SAPS
Automatic Interactive Evaluation for Large Language Models with State Aware Patient Simulator
Venue: ArXiv
Paper: arXiv
Overview
SAPS focuses on clinical consultation, where the agent role-plays based on real hospital cases to assess whether the doctor can accurately diagnose the condition.
SAPS introduces State Tracking and Memory Bank mechanisms, forcing the patient simulator to decide "how much information to give" or "whether to refuse to answer" based strictly on the doctor's performance.
Key Features
It uses specific Prompts to judge in three stages:
- Broad Category (Stage I): Classify the doctor's questions into Inquiry, Advice, Demand, Other Topic or End
- Specificity (Stage II): Determine the question is specific or broad
- Relevance (Stage III): Extract relevant information from the complete medical record
Based on the final state obtained by the State Tracker, SAPS selects the corresponding state_instruction prompt to generate the patient response.
How It Works
- Load a Real Case Profile: Selects a patient case (medical record) as the simulation “ground truth”.
- Track the Doctor’s Intent (State Tracking): For each doctor turn, classifies the utterance type and checks whether it is specific enough to answer.
- Retrieve Only Relevant Evidence (Memory Bank): When needed, extracts the most relevant fragment(s) from the full medical record; otherwise withholds details to avoid over-disclosure.
- Route to a State-Specific Behavior Prompt: Chooses a response policy/instruction prompt based on the final state (what to disclose / how to respond).
- Generate Response with Conversation Context: Produces the patient reply conditioned on the selected instruction and multi-turn history, then updates the dialogue memory for the next turn.
Usage
CLI
uv run python -m examples.simulate client=saps therapist=user
Python
from omegaconf import OmegaConf
from patienthub.clients import get_client
config = OmegaConf.create(
{
"agent_type": "saps",
"model_type": "OPENAI",
"model_name": "gpt-4o",
"temperature": 0.7,
"max_tokens": 1024,
"max_retries": 3,
"data_path": "data/characters/SAPS.json",
"data_idx": 0,
}
)
client = get_client(configs=config, lang="en")

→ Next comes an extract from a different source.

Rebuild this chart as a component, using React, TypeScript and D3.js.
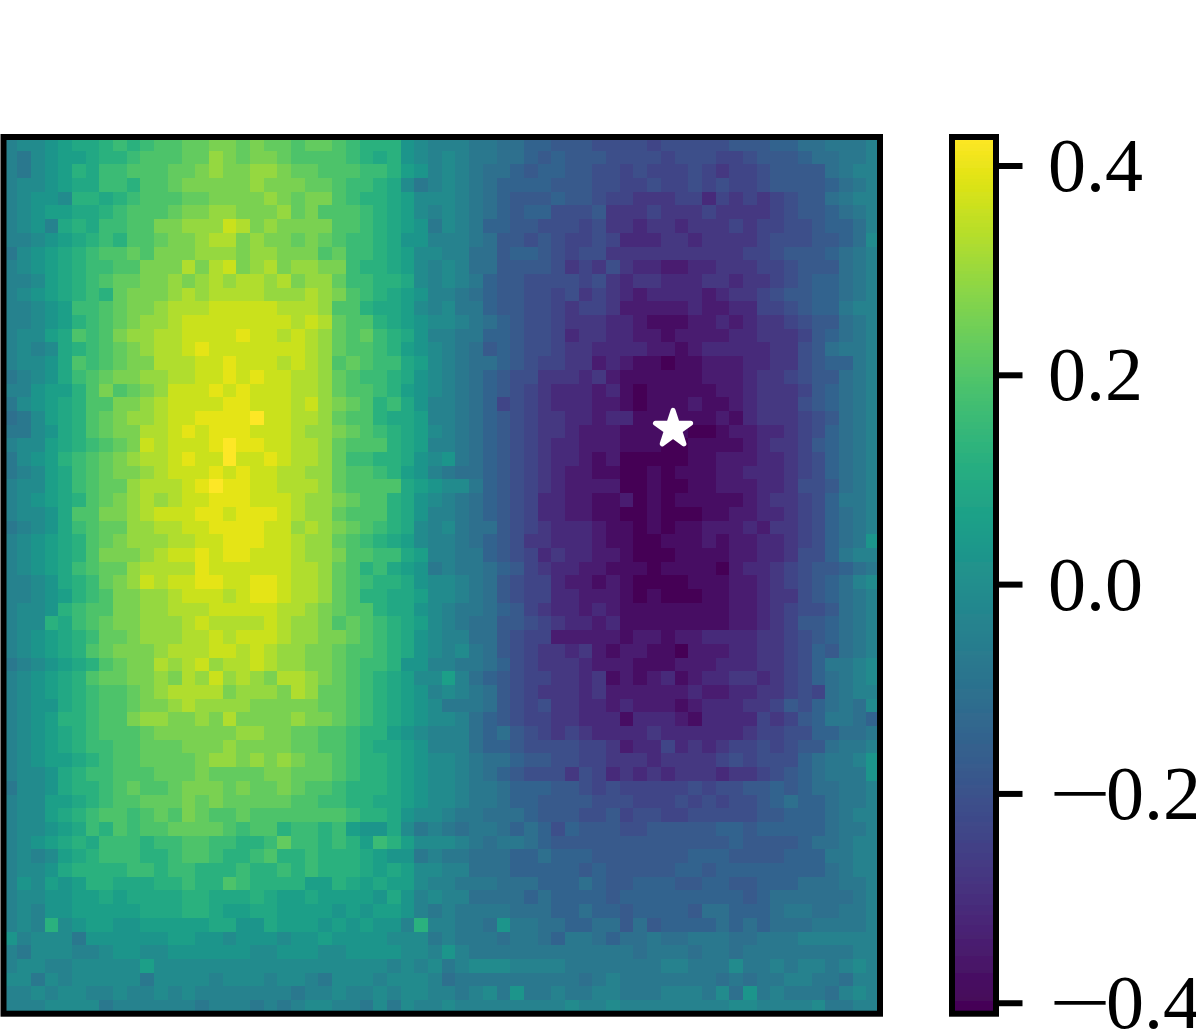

client.set_therapist({"name": "Doctor"})
response = client.generate_response(
"Could you describe your main symptoms and when they started?"
)
print(response)
Configuration
| Option | Description | Default |
|---|---|---|
data_path | Path to character file | data/characters/SAPS.json |
data_idx | Character index | 0 |
Character Data Format
{
"id": 539,
"patient_info": "Female, 62 years old, recurrence of symmetrical facial features three years post soft palate adhesion surgery. Normal jaw opening and mouth opening type, postoperative changes to the soft palate, no obvious masses, local scarring, local induration, ill-defined margins, no tenderness, no ulceration or bleeding, no erythema, intact permanent dentition, and no other apparent abnormalities. Several nodules less than 1 cm in diameter palpable in the submandibular area, no enlarged lymph nodes in the neck. Blood work dated 2015-09-16 05:29: White blood cell count 7.4 x 10^9/L (N); red blood cell count 3.44 x10^12/L (L); hemoglobin 103 g/L (L); hematocrit 0.304 (L); platelet count 236 x10^9/L (N); segmented neutrophils 63.5% (N). Serum chemistry dated 2015-09-16 07:17: serum potassium 3.11 mmol/L (L); serum sodium 144 mmol/L (N); serum chloride 107 mmol/L (H). Examination: Histological cryosection Result: “IIB” lymph node with tumor tissue present (+).Examination: Histological cryosection Specimens examined: LN \"Submandibular 1\" (one), \"Submandibular 2\" (one), both negative (-)"
}
Resources
Two Doctor LLMs Test Sets
data/resources/SAPS/HospitalCases.json(In Chinese): Includes 50 real hospital cases.
data/resources/SAPS/MedicalExam.json(In English): Includes 150 cases selected from MedQA, MedMCQA, MMLU, SelfExam, and QMAX.